Apparently running the Home Office is no longer the political kiss of death that it once was. ConservativeHome highlights an interesting and worrying trend in the sentiments of the party base – a strong, and growing, preference for Theresa May to be the next Conservative Party leader after David Cameron:

Last month, the Home Secretary squeaked it, displacing Boris Johnson from the top of the poll by 22.7 per cent to 22.6 per cent – in other words, there was one vote in it out of some 800 responses.

This month, she does so again, by 23 per cent to 22 per cent – or, if you prefer, by a margin of three votes.  Michael Gove’s rating is down from 17 per cent to 14 per cent; William Hague’s is up from 10 per cent to the same total, 14 per cent.

What’s striking about this month’s result is that the gap between May and Boris is more or less unchanged – but the survey got roughly 200 more replies.

Looking back over the record of previous Home Secretaries, I was recently arguing with a friend about whether the office of Home Secretary tends to naturally attract the authoritarians and those casually dismissive of civil liberties from within their parties, or whether working in the Home Office makes a person that way, and that even an ardent libertarian would come out of the Home Office singing the praises of indefinite detention without charge, bulk data collection and citizenship revocation without criminal conviction. Which came first, the chicken or the egg? In the case of Theresa May, an uninspiring record prior to government has only been tarnished further since 2010.

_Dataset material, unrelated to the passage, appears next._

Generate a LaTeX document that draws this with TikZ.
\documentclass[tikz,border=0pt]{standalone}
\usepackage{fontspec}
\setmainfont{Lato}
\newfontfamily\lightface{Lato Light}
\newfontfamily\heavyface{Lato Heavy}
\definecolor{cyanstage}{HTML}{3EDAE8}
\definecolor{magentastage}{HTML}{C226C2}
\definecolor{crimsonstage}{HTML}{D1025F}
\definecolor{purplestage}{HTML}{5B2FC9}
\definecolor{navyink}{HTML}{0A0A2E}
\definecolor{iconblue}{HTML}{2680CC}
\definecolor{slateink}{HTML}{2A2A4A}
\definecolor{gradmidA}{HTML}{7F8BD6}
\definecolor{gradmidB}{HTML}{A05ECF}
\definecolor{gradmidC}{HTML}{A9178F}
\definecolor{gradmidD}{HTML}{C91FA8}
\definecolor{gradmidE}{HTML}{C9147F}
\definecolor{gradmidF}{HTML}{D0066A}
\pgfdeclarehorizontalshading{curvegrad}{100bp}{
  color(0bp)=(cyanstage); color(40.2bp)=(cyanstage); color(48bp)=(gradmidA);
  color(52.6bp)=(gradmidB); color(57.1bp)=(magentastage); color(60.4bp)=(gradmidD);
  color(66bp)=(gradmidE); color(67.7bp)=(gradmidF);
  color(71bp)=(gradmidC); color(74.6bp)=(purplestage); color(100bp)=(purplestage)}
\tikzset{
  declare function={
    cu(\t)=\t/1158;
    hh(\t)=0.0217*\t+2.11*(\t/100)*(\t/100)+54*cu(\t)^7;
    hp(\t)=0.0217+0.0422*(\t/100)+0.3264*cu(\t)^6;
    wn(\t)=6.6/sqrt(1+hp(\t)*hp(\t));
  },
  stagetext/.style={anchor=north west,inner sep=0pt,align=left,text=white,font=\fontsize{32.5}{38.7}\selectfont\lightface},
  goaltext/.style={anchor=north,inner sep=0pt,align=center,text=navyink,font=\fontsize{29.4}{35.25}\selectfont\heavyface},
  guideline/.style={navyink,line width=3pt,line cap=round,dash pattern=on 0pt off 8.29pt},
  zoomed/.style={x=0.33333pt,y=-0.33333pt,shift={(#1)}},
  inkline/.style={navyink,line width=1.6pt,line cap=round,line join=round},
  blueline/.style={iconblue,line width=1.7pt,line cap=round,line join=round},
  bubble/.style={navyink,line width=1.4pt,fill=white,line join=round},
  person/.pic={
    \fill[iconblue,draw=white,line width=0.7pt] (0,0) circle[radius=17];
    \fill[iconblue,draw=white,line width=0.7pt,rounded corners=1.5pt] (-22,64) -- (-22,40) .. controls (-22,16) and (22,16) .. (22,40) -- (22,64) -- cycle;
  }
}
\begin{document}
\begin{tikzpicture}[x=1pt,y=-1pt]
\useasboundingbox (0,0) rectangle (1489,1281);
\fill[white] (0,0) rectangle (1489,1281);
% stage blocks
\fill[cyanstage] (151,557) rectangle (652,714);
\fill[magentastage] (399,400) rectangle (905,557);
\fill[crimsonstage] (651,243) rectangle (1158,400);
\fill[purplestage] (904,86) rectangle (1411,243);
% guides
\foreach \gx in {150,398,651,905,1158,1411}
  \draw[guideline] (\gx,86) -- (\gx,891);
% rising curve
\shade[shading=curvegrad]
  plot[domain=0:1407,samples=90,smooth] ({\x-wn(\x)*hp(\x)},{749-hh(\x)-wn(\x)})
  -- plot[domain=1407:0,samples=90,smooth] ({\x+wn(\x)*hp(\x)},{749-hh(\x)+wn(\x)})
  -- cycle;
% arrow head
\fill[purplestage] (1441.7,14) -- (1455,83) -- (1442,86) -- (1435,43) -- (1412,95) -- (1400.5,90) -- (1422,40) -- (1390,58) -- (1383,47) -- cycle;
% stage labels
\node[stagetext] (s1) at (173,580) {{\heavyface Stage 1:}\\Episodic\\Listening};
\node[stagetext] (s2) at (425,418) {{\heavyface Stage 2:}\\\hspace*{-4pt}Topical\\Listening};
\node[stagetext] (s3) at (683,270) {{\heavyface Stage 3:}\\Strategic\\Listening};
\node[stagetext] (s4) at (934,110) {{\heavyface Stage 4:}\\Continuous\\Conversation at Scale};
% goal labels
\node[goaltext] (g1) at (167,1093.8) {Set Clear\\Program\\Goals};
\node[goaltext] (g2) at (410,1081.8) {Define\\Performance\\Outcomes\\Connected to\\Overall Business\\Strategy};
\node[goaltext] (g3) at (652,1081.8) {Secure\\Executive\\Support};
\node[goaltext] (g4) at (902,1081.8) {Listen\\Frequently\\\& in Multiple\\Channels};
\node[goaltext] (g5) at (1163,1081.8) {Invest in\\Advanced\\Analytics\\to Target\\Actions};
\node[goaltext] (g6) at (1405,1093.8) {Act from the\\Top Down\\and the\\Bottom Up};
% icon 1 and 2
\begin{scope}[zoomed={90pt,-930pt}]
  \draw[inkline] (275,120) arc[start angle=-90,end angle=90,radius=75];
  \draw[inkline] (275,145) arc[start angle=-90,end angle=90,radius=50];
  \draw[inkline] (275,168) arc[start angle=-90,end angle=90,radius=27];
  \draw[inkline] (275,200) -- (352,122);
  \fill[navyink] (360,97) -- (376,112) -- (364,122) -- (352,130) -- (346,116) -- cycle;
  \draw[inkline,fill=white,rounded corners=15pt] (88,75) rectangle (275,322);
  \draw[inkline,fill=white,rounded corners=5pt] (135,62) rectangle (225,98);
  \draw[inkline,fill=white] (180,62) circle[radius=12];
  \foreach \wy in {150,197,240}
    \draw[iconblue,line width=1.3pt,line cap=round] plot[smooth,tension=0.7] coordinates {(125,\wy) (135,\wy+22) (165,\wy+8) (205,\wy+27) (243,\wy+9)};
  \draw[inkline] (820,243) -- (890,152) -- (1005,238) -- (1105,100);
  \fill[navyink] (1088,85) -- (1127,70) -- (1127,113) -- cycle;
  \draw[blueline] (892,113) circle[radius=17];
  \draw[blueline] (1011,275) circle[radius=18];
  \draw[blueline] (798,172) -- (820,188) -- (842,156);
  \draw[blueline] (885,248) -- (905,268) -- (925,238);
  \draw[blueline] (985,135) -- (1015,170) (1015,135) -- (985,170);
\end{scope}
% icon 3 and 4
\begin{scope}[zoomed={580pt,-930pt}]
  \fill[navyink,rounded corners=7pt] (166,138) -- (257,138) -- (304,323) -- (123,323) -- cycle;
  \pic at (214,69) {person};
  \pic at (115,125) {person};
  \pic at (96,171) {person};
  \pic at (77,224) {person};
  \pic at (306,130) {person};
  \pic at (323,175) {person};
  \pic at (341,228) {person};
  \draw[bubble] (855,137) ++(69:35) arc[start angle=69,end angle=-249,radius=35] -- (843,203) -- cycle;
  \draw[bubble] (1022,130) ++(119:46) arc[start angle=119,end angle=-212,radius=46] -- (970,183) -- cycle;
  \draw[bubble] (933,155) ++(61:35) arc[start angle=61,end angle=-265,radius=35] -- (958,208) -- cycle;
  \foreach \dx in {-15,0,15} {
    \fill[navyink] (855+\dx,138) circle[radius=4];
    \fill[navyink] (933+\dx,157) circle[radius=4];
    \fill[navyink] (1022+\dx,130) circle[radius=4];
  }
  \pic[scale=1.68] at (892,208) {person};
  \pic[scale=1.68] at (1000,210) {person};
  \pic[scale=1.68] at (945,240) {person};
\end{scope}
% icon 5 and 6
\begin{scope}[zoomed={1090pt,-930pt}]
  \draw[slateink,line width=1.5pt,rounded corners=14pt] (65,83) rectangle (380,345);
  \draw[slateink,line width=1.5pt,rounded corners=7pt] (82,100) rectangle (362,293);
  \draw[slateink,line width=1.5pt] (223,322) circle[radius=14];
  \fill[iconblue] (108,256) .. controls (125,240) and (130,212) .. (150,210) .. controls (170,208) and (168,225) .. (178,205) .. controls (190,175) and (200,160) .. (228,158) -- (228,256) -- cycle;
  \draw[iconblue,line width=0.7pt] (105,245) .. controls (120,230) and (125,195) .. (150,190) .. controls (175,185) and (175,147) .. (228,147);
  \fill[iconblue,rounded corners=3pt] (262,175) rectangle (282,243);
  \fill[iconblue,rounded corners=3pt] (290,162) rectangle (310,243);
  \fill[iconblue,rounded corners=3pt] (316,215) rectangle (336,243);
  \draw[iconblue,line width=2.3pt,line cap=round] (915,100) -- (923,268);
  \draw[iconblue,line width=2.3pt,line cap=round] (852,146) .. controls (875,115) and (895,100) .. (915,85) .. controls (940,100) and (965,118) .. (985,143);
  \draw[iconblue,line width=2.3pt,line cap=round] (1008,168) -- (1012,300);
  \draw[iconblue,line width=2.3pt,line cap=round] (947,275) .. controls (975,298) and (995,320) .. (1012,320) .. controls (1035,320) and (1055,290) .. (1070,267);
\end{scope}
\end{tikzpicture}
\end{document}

The only thing more worrying about this preference for Theresa May is that her chief threat is the implausible Boris Johnson. The Mayor of London’s ability to say what he actually thinks, bypassing the usual politician’s filter, is admirable and refreshing in a high profile political figure. But he has a tendency toward the ridiculous, harms London’s competitiveness by his intransigence on the expansion of Heathrow airport, and is weak on free speech issues. His shortcomings exceed his no-nonsense attitude and his love of Latin.

By contrast, the Education Secretary, Michael Gove – perhaps the torchbearer for the more libertarian, small government / maximum personal liberty wing of the Tory party – languishes in third place, tied with William Hague.

Two very different visions for government.
Two very different visions for government.

The bright side, as Benedict Brogan points out in his Morning Briefing, is that Theresa May’s popularity with the party base is not matched by equal enthusiasm in the parliamentary party. Since the leadership election rules in the Conservative party give MPs the job of whittling down the field to the final two candidates who stand before the entire party membership, it is possible that May could fall at the first hurdle, perhaps opening the way for someone who does not quite so closely adhere to the authoritarian mould of New Labour.

Talk of the next Conservative leader may be very premature – Cameron could well win a second term in 2015, either to govern as a majority Tory administration (which would be a real test of his principles – no longer would he have the fallback excuse of placating LibDem coalition partners) or in another coalition. And of course the 2015 general election and upcoming European elections this year will change the electoral landscape further still. But it is disconcerting to note that as we stand, after reviewing the performance of all the Conservative ministers in government and comparing their rhetoric to their actions, a substantial part of the Tory base believes that Theresa May represents the best way forward.